- [WORK TO COMPLETE]: Find the number of lines below in which the word "chart" appears, and write that number only.

Collected data entries:

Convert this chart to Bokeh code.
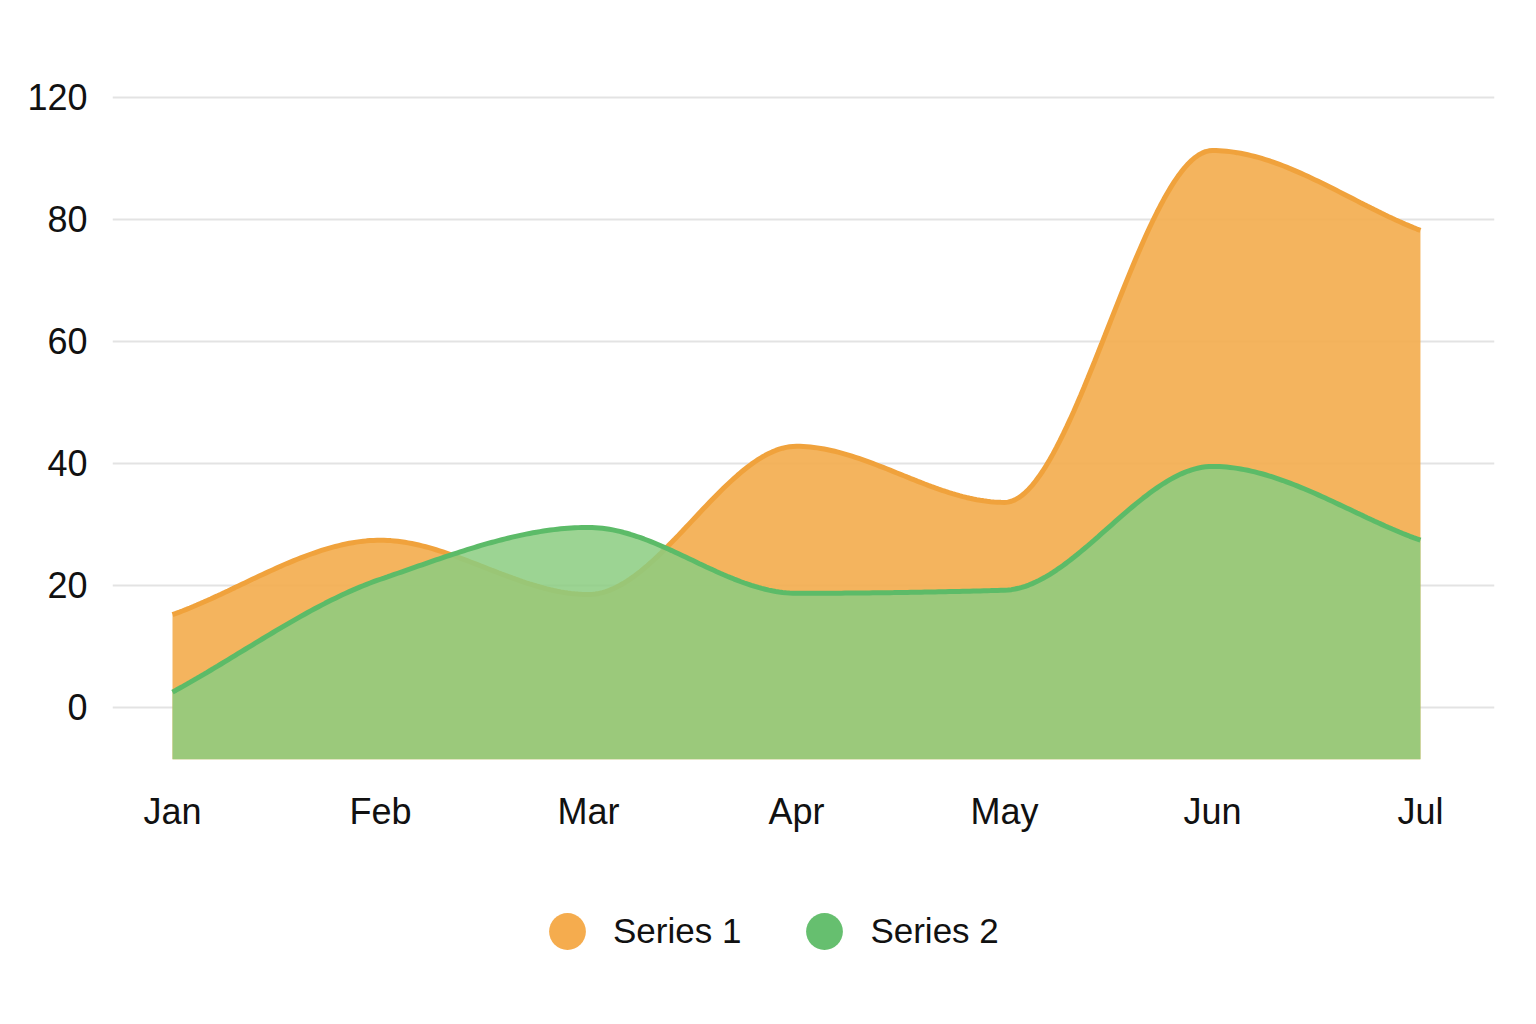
import numpy as np
from bokeh.plotting import figure
from bokeh.layouts import column
from bokeh.models import Range1d, FixedTicker, Legend, LegendItem
from bokeh.embed import file_html
from bokeh.resources import INLINE

# data
months = ["Jan", "Feb", "Mar", "Apr", "May", "Jun", "Jul"]
series1 = [15.2, 27.4, 18.5, 42.8, 33.6, 91.3, 78.2]
series2 = [2.5, 21.0, 29.5, 18.7, 19.2, 39.5, 27.4]
y_ticks = [0, 20, 40, 60, 80, 100]
y_tick_labels = ["0", "20", "40", "60", "80", "120"]
series_names = ["Series 1", "Series 2"]

FONT = "Liberation Sans"
ORANGE_FILL, ORANGE_LINE, ORANGE_DOT = "#F3AC4C", "#F0A23C", "#F5AC4E"
GREEN_FILL, GREEN_LINE, GREEN_DOT = "#8BCD80", "#5CBB68", "#66BF6F"
BASE = -8.5  # areas are filled down to here


def smooth(ys, n=60):
    # monotone cubic hermite between the monthly points (curve drawing only)
    x = np.arange(len(ys), dtype=float)
    y = np.asarray(ys, dtype=float)
    d = np.diff(y)
    m = np.zeros_like(y)
    for i in range(1, len(y) - 1):
        if d[i - 1] * d[i] > 0:
            m[i] = 2.0 / (1.0 / d[i - 1] + 1.0 / d[i])
    m[0] = d[0]
    m[-1] = d[-1]
    xs, out = [], []
    for i in range(len(y) - 1):
        t = np.linspace(0, 1, n, endpoint=(i == len(y) - 2))
        h00 = 2 * t**3 - 3 * t**2 + 1
        h10 = t**3 - 2 * t**2 + t
        h01 = -2 * t**3 + 3 * t**2
        h11 = t**3 - t**2
        xs.append(x[i] + t)
        out.append(h00 * y[i] + h10 * m[i] + h01 * y[i + 1] + h11 * m[i + 1])
    return np.concatenate(xs), np.concatenate(out)


p = figure(width=1520, height=860, output_backend="svg", toolbar_location=None,
           x_range=Range1d(-0.2885, 6.356), y_range=Range1d(-12, 110),
           min_border_left=112, min_border_right=26, min_border_top=36,
           min_border_bottom=80)
p.outline_line_color = None

x1, y1 = smooth(series1)
x2, y2 = smooth(series2)

p.varea(x=x1, y1=BASE, y2=y1, fill_color=ORANGE_FILL, fill_alpha=0.9)
p.line(x1, y1, line_color=ORANGE_LINE, line_width=5)
p.varea(x=x2, y1=BASE, y2=y2, fill_color=GREEN_FILL, fill_alpha=0.85)
p.line(x2, y2, line_color=GREEN_LINE, line_width=5)

# axes
p.xaxis.ticker = FixedTicker(ticks=list(range(len(months))))
p.xaxis.major_label_overrides = {i: m for i, m in enumerate(months)}
p.yaxis.ticker = FixedTicker(ticks=y_ticks)
p.yaxis.major_label_overrides = dict(zip(y_ticks, y_tick_labels))
for ax in (p.xaxis, p.yaxis):
    ax.axis_line_color = None
    ax.major_tick_line_color = None
    ax.minor_tick_line_color = None
    ax.major_tick_out = 0
    ax.major_tick_in = 0
    ax.major_label_text_font = FONT
    ax.major_label_text_font_size = "36px"
    ax.major_label_text_color = "#111111"
p.xaxis.major_label_standoff = 10
p.yaxis.major_label_standoff = 25

p.xgrid.grid_line_color = None
p.ygrid.grid_line_color = "#E3E3E3"
p.ygrid.grid_line_width = 2

# legend strip under the chart; its markers have size 0 so only the
# legend swatches (sized by the legend box) are visible
leg = figure(width=1520, height=140, output_backend="svg", toolbar_location=None,
             x_axis_location=None, y_axis_location=None,
             min_border=0, outline_line_color=None)
leg.grid.grid_line_color = None
idx = list(range(len(months)))
r1 = leg.scatter(idx, series1, marker="circle", size=0,
                 fill_color=ORANGE_DOT, line_color=None)
r2 = leg.scatter(idx, series2, marker="circle", size=0,
                 fill_color=GREEN_DOT, line_color=None)
legend = Legend(items=[LegendItem(label=series_names[0], renderers=[r1]),
                       LegendItem(label=series_names[1], renderers=[r2])],
                orientation="horizontal", location=(409, 23),
                glyph_width=92, glyph_height=92, label_standoff=0, spacing=37,
                padding=0, margin=0, border_line_color=None,
                background_fill_alpha=0,
                label_text_font=FONT, label_text_font_size="35px",
                label_text_color="#111111")
leg.add_layout(legend)

open("out.html", "w").write(file_html(column(p, leg), INLINE))
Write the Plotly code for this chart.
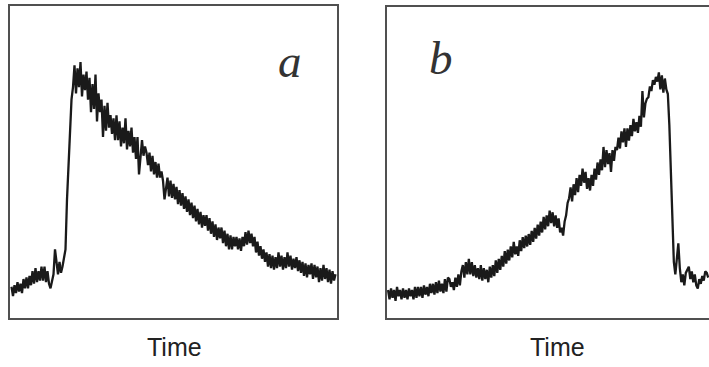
import plotly.graph_objects as go

W, H = 709, 367

# Panel a signal (arbitrary units, 0-100), sampled uniformly in time
signal_a = [
    10, 7, 10.5, 8, 11.5, 8.5, 11, 8, 12.5, 9.5,
    13, 9.5, 13.5, 10.5, 15, 11, 16, 11.5, 15, 12,
    16.5, 12, 16.5, 11.5, 15, 11, 9.5, 12, 14, 22,
    17.5, 14, 18, 14.5, 16.5, 19, 22, 38, 50, 60,
    70, 74, 81, 72, 80, 74, 82, 71, 78, 73,
    79, 70, 77, 66, 75, 67, 78, 63, 72, 66,
    70, 58, 68, 60, 69, 61, 65, 59, 64, 57,
    65, 57, 63, 55, 61, 56, 64, 54, 60, 55,
    61, 53, 58, 51, 58, 46, 51, 57, 52, 55,
    53, 49, 53, 47, 52, 46, 50, 45, 49.5, 45,
    47, 44, 38, 42, 45, 39, 44, 38.5, 43, 38,
    42, 36.5, 41, 36, 40, 35, 39, 34, 38, 33,
    37, 32, 36, 31, 35, 30, 34, 29, 33, 29.5,
    33, 28, 32, 27, 31, 26, 30, 25, 29, 25.5,
    29, 24, 28, 23, 27, 22, 26.5, 22, 26, 23,
    26, 22, 25.5, 21.5, 26, 23, 27.5, 23.5, 28, 24,
    27, 23, 26, 21, 24.5, 20, 23, 19, 22, 18,
    21, 16.5, 20.5, 16, 20, 15.5, 19.5, 16, 21, 16.5,
    20, 15.5, 19.5, 16, 21, 16.5, 20, 15.5, 19, 16,
    19.5, 15, 18.5, 14.5, 18, 13.5, 17.5, 13, 17, 14,
    17.5, 12.5, 17, 13, 16.5, 11.5, 16, 12, 17, 12.5,
    16, 11.5, 15.5, 11, 15, 12, 14,
]

# Panel b signal
signal_b = [
    9, 6, 9.5, 6.5, 9, 5.5, 10, 7, 9, 6,
    9.5, 6.5, 9, 6, 9.5, 7, 9, 6, 10, 6.5,
    10, 7, 10, 6.5, 10.5, 7.5, 10, 7, 11, 8,
    11, 7.5, 11.5, 8, 12, 8.5, 11, 8, 12.5, 8.5,
    13, 12.5, 10, 11.5, 9, 13, 10, 14, 10.5, 15,
    17, 13, 18, 14, 19, 14, 18, 13.5, 17, 13,
    16, 12.5, 17, 12, 16, 12.5, 15.5, 11.5, 16.5, 13,
    17, 13.5, 18.5, 14.5, 19, 15.5, 20, 16.5, 21.5, 17.5,
    22, 18.5, 23, 19.5, 24.5, 20.5, 23, 20, 25, 21.5,
    26, 22.5, 26.5, 23, 27, 23.5, 28, 24.5, 29, 25.5,
    30, 26.5, 31, 27.5, 32.5, 28.5, 33, 29.5, 34.5, 30.5,
    34, 29.5, 33, 29, 32, 27.5, 29, 26.5, 31, 33,
    37, 38.5, 42, 37.5, 43, 39.5, 45, 40.5, 46, 42.5,
    48, 43.5, 47, 41.5, 45, 41, 46, 42.5, 48, 44.5,
    50, 46, 51, 47.5, 55, 48.5, 54, 49.5, 53, 47,
    54, 50.5, 55, 54, 58, 54.5, 60, 56.5, 61, 55,
    61, 57, 62, 58.5, 64, 60, 63, 59.5, 65, 61.5,
    73, 64.5, 69, 70.5, 71, 74.5, 73, 76.5, 75, 77.5,
    76, 79, 73.5, 78, 72.5, 77, 73.5, 72, 62, 45,
    28, 18, 14, 20, 24, 16, 11.5, 14, 10.5, 14.5,
    15.5, 16.5, 12.5, 15, 11.5, 14, 10.5, 9.5, 12.5, 11,
    13.5, 12, 15, 14.5, 13,
]

time_a = list(range(len(signal_a)))
time_b = list(range(len(signal_b)))

panel_labels = ["a", "b"]
axis_title = "Time"

line_color = "#1a1a1a"
frame_color = "#505050"

fig = go.Figure()
fig.add_trace(go.Scatter(x=time_a, y=signal_a, mode="lines",
                         line=dict(color=line_color, width=2.3),
                         xaxis="x", yaxis="y", showlegend=False))
fig.add_trace(go.Scatter(x=time_b, y=signal_b, mode="lines",
                         line=dict(color=line_color, width=2.3),
                         xaxis="x2", yaxis="y2", showlegend=False))

def px(x):
    return x / W

def py(y):
    return 1 - y / H

common_x = dict(showgrid=False, zeroline=False, showticklabels=False, ticks="",
                showline=True, linecolor=frame_color, linewidth=1.5, mirror=True)
common_y = dict(showgrid=False, zeroline=False, showticklabels=False, ticks="",
                showline=True, linecolor=frame_color, linewidth=1.5, range=[0, 100])

serif = "Liberation Serif, DejaVu Serif, serif"
sans = "Liberation Sans Narrow, Arial Narrow, Liberation Sans, Arial, sans-serif"

fig.update_layout(
    width=W, height=H,
    margin=dict(l=0, r=0, t=0, b=0),
    paper_bgcolor="white", plot_bgcolor="white",
    xaxis=dict(common_x, domain=[px(10), px(337)], range=[-1, 217]),
    yaxis=dict(common_y, domain=[py(318), py(6)], mirror=True),
    xaxis2=dict(common_x, domain=[px(387), 1.0], range=[-0.7, 214.5], anchor="y2"),
    yaxis2=dict(common_y, domain=[py(318), py(7)], mirror=False, anchor="x2"),
    annotations=[
        dict(text="<i>%s</i>" % panel_labels[0], x=px(290), y=py(61), xref="paper", yref="paper",
             xanchor="center", yanchor="middle", showarrow=False,
             font=dict(family=serif, size=47, color="#333")),
        dict(text="<i>%s</i>" % panel_labels[1], x=px(441), y=py(58), xref="paper", yref="paper",
             xanchor="center", yanchor="middle", showarrow=False,
             font=dict(family=serif, size=47, color="#333")),
        dict(text=axis_title, x=px(174), y=py(347), xref="paper", yref="paper",
             xanchor="center", yanchor="middle", showarrow=False,
             font=dict(family=sans, size=25, color="#222")),
        dict(text=axis_title, x=px(557), y=py(347), xref="paper", yref="paper",
             xanchor="center", yanchor="middle", showarrow=False,
             font=dict(family=sans, size=25, color="#222")),
    ],
)

fig.write_html("out.html")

- [RESULT FOR THIS TASK]: 3